-- Begin --

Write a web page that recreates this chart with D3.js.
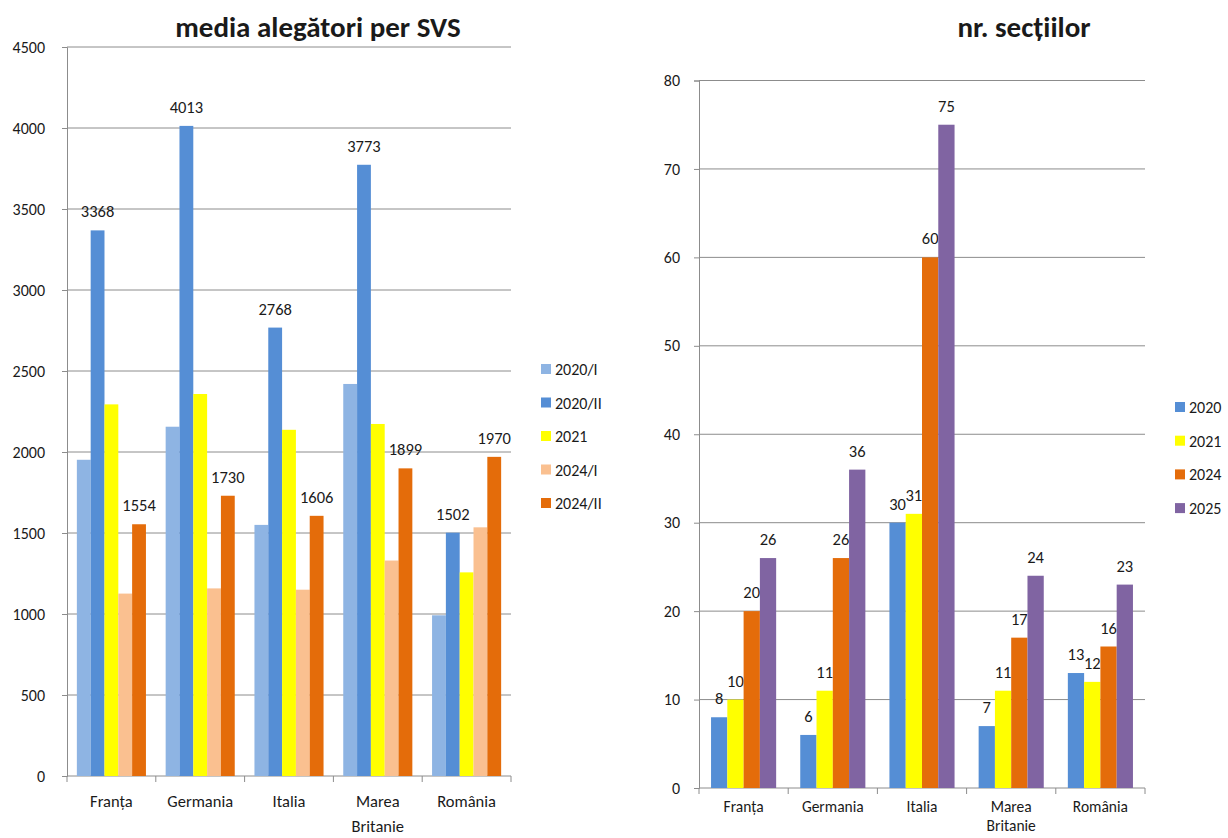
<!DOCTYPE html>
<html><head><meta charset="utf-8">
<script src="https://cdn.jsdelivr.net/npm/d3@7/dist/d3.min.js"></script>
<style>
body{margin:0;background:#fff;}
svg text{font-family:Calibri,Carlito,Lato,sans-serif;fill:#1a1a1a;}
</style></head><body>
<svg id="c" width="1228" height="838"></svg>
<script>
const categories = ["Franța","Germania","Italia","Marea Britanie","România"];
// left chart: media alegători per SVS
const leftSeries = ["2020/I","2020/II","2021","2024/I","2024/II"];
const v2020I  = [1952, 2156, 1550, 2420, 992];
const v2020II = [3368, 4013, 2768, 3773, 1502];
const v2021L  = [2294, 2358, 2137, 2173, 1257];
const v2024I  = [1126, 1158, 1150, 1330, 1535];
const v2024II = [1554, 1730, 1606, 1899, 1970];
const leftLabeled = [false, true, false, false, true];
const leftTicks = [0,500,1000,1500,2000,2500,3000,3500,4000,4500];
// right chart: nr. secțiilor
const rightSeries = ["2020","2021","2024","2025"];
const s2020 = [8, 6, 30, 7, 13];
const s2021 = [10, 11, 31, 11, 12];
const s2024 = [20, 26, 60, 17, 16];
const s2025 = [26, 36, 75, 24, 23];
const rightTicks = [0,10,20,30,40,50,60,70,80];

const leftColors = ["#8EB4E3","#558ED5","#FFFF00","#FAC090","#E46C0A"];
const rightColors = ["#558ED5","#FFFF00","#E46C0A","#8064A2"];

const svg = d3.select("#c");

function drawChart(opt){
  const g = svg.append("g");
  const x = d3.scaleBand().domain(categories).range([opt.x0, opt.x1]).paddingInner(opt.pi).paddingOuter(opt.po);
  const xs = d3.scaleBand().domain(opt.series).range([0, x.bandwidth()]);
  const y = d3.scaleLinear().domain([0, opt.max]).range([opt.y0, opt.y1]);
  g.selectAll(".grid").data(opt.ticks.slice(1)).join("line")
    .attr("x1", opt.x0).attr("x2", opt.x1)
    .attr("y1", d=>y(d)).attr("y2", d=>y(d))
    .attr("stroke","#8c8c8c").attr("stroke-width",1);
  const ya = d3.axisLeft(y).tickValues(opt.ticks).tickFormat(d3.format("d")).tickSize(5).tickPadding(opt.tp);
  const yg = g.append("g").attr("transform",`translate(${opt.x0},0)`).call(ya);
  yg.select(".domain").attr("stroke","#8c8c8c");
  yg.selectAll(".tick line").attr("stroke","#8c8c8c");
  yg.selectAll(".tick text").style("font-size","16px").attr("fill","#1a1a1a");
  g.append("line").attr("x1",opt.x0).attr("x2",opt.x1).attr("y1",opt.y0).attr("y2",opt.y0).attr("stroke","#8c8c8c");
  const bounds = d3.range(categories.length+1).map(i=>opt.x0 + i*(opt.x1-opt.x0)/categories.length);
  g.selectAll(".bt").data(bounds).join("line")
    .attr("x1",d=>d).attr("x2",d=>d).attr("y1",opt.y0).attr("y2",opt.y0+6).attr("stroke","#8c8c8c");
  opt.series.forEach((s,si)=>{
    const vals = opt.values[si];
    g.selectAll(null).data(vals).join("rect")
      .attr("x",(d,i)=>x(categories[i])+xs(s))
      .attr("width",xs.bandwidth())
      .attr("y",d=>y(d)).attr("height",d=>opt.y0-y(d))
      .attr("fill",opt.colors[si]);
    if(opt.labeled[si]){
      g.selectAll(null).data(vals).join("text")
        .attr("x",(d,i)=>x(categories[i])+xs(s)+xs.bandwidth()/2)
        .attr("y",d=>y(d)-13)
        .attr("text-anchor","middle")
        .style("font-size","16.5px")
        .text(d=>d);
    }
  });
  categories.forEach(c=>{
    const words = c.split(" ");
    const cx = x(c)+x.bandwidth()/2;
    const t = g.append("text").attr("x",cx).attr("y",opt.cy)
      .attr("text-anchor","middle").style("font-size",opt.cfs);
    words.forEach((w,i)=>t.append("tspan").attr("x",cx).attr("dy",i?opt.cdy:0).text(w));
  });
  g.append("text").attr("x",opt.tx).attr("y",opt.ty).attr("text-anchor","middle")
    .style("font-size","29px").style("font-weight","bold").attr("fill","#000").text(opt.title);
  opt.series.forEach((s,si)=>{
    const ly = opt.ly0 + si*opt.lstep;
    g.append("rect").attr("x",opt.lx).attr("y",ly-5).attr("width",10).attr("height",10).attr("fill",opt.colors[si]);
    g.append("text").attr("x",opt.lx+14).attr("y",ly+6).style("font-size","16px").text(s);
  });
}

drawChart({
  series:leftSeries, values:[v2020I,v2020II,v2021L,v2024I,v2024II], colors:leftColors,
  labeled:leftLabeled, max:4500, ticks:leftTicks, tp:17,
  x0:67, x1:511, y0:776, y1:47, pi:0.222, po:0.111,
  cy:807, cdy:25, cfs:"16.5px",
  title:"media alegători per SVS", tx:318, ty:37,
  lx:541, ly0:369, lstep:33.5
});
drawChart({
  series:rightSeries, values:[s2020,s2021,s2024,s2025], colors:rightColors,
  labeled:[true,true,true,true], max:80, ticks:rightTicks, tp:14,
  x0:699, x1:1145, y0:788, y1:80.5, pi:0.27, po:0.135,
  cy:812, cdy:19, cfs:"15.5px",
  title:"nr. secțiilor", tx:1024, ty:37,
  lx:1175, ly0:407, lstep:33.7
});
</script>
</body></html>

-- End --

▶ **Exercise description**
Write out nothing but the lines from the start of the data through the line with "const rightTicks = [0,10,20,30,40,50,60,70,80];". Leave out the pictures.

▶ **Exercise output**
Write a web page that recreates this chart with D3.js.
<!DOCTYPE html>
<html><head><meta charset="utf-8">
<script src="https://cdn.jsdelivr.net/npm/d3@7/dist/d3.min.js"></script>
<style>
body{margin:0;background:#fff;}
svg text{font-family:Calibri,Carlito,Lato,sans-serif;fill:#1a1a1a;}
</style></head><body>
<svg id="c" width="1228" height="838"></svg>
<script>
const categories = ["Franța","Germania","Italia","Marea Britanie","România"];
// left chart: media alegători per SVS
const leftSeries = ["2020/I","2020/II","2021","2024/I","2024/II"];
const v2020I  = [1952, 2156, 1550, 2420, 992];
const v2020II = [3368, 4013, 2768, 3773, 1502];
const v2021L  = [2294, 2358, 2137, 2173, 1257];
const v2024I  = [1126, 1158, 1150, 1330, 1535];
const v2024II = [1554, 1730, 1606, 1899, 1970];
const leftLabeled = [false, true, false, false, true];
const leftTicks = [0,500,1000,1500,2000,2500,3000,3500,4000,4500];
// right chart: nr. secțiilor
const rightSeries = ["2020","2021","2024","2025"];
const s2020 = [8, 6, 30, 7, 13];
const s2021 = [10, 11, 31, 11, 12];
const s2024 = [20, 26, 60, 17, 16];
const s2025 = [26, 36, 75, 24, 23];
const rightTicks = [0,10,20,30,40,50,60,70,80];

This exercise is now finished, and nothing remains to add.